Here we have data concerning the DogeCoin/USD exchange rates according to Yahoo Finance from 2014 to roughly the present. Using magrittr, dplyr, lubridate, and ggplot2, this should be a snap. Let’s get started.
rates <- read.csv("https://raw.githubusercontent.com/TheWerefriend/data607/master/tidyverseAssignment/DOGE-USD.csv")
colnames(rates)
## [1] "Date" "Open" "High" "Low" "Close" "Adj.Close"
## [7] "Volume"
tests <- ifelse(rates$Close==rates$Adj.Close, "Identical", "Distinct")
"Distinct" %in% tests
## [1] FALSE
This result makes sense because there are no possible corporate actions like stock splits which can cause the closing value in a day to be adjusted.
library(magrittr)
library(dplyr)
rates <- rates %>%
select(!Adj.Close)
colnames(rates)
## [1] "Date" "Open" "High" "Low" "Close" "Volume"
From the dplyr package, we can use the ! operator to select the complement of a list of variables by name.
library(lubridate)
rates$Date <- ymd(rates$Date)
Now, all the other values are stored as factors… But, something strange happens when we try to convert them directly to numeric values:
rates$Open[[1]]
## [1] 0.000293
## 1413 Levels: 0.000087 0.000089 0.000090 0.000091 0.000092 0.000093 ... null
as.numeric(rates$Open[[1]])
## [1] 190
Apparently, 0.000293 is the 190th factor level in the column!
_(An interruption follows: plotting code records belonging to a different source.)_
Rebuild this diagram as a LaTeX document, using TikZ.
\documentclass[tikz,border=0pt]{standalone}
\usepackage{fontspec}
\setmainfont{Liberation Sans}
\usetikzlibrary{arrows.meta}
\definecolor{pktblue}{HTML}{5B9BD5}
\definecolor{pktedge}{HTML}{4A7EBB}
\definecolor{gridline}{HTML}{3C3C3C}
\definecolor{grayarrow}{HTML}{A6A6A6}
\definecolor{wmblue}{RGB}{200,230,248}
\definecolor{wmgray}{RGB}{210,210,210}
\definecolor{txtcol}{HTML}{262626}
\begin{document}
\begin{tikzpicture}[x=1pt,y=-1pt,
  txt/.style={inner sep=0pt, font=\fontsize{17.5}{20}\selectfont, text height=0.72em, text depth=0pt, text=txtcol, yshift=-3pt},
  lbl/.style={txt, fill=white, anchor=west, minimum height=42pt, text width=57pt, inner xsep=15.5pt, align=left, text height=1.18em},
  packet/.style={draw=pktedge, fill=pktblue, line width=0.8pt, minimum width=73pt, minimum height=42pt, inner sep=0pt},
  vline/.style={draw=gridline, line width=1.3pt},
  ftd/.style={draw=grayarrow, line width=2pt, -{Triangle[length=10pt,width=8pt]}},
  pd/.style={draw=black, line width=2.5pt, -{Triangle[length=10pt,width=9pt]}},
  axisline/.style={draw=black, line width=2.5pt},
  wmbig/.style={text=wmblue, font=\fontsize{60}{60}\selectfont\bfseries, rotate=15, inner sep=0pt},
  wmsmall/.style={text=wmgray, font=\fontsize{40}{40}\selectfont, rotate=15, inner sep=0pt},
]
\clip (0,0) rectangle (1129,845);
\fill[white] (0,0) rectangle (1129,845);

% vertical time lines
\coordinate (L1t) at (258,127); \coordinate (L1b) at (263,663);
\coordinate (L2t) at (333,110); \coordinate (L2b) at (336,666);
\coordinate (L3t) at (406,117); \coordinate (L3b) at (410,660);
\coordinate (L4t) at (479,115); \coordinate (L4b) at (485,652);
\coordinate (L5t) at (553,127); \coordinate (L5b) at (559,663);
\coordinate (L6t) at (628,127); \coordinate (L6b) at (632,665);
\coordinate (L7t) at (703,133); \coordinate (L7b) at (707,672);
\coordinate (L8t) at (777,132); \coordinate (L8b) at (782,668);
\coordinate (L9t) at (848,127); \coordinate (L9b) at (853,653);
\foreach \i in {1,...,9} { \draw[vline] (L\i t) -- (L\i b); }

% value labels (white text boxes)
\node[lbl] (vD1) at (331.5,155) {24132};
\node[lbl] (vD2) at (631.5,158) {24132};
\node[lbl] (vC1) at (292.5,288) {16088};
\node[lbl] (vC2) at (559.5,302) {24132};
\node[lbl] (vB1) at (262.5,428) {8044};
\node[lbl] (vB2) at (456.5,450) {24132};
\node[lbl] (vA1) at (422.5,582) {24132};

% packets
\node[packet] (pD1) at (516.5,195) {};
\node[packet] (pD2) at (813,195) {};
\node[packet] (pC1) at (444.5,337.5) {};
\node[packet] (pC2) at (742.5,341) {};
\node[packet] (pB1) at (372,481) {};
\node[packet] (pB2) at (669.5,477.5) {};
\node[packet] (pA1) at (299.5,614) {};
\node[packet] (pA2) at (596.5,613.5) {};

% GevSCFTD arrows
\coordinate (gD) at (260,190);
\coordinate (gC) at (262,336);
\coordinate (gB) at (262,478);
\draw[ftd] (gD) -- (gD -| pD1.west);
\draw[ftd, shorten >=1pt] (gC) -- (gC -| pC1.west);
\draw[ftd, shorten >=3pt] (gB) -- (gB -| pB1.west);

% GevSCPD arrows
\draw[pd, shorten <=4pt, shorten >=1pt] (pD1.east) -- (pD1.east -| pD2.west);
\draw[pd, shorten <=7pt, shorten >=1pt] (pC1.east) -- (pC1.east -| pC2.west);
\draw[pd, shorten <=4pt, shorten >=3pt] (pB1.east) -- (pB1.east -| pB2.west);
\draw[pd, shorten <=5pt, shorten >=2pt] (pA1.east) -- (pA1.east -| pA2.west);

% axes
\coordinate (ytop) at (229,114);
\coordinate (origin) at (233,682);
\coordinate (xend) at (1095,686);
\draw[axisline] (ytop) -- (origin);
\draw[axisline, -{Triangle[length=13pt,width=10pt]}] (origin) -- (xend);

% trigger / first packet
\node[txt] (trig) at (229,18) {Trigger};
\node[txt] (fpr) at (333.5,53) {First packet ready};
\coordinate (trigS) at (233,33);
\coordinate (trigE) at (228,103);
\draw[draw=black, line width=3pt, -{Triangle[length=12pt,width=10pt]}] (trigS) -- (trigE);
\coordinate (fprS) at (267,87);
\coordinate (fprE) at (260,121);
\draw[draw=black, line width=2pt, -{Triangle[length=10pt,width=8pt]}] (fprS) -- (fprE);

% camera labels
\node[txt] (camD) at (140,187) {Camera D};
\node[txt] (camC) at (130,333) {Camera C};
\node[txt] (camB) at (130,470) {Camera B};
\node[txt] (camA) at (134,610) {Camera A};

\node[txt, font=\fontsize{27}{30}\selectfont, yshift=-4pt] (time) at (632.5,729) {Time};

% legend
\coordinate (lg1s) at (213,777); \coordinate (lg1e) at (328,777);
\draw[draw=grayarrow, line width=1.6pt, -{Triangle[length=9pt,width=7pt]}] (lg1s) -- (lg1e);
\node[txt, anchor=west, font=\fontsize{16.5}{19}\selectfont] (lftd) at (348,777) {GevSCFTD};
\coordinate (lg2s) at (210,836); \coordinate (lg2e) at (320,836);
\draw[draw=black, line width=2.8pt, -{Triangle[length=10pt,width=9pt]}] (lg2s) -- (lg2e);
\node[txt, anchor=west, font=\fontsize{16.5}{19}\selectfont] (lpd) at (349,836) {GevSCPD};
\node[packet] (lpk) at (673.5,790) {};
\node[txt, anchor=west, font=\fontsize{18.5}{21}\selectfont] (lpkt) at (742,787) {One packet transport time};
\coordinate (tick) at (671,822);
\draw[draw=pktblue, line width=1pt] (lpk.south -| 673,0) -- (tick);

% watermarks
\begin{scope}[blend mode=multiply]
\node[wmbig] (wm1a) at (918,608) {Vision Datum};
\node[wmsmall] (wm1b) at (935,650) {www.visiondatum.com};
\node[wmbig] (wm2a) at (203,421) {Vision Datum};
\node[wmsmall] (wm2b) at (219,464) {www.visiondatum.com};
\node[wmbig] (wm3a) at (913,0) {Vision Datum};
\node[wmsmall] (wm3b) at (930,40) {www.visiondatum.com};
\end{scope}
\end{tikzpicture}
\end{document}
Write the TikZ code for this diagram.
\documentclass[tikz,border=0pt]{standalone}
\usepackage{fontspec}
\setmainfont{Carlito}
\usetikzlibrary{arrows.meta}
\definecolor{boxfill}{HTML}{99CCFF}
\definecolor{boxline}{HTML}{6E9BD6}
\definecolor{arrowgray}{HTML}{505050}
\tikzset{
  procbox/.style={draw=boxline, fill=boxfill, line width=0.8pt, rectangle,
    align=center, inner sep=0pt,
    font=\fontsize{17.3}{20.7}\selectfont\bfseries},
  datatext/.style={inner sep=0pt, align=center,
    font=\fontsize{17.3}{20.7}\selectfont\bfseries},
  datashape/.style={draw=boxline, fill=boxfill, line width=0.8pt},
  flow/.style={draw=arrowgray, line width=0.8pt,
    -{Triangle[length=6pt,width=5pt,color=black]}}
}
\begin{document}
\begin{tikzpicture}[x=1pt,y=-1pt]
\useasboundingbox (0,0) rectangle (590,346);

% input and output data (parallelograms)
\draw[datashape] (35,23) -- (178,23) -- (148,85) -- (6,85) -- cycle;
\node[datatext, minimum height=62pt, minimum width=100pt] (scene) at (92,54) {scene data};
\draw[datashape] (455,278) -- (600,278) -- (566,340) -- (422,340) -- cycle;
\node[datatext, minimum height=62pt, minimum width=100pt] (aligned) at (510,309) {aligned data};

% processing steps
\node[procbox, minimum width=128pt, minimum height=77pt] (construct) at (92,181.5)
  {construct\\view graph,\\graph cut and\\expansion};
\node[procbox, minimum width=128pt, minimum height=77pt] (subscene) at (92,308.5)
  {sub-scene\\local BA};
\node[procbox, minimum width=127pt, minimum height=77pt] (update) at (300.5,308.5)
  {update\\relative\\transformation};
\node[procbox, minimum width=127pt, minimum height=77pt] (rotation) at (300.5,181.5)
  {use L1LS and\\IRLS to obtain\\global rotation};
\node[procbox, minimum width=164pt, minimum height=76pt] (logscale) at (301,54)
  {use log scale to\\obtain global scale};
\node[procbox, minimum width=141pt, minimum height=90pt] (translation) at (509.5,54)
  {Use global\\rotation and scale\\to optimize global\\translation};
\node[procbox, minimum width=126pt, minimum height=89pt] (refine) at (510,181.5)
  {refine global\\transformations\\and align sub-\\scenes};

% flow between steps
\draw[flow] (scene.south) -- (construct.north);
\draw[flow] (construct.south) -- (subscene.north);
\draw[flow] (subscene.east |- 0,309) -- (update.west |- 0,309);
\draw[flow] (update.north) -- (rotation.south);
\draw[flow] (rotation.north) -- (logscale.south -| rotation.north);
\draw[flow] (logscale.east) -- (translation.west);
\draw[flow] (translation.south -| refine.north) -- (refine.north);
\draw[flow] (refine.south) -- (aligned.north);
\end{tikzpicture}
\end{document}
Since there are some null values in the data (days where major changes happened with the DOGE network, I assume), we must throw throw those observations out.
rates[, c(2:6)] <- rates %>%
select(!Date) %>%
sapply(as.character) %>%
sapply(as.numeric)
rates <- na.omit(rates)
anyNA(rates)
## [1] FALSE
Transmute() works exactly the same as mutate(), except that it alters an existing variable instead of creating a new one.
library(ggplot2)
a <- ggplot(rates, aes(x = rates$Date)) +
geom_line(aes(y = rates$Open), color = "steelblue") +
geom_line(aes(y = rates$High), color = "green") +
geom_line(aes(y = rates$Low), color = "red") +
geom_line(aes(y = rates$High), color = "purple")
b <- ggplot(rates, aes(x = rates$Date)) +
geom_line(aes(y = rates$Volume), color = "black")
a + labs(x = "Time", y = "Price in USD")
b + labs(x = "Time", y = "Volume")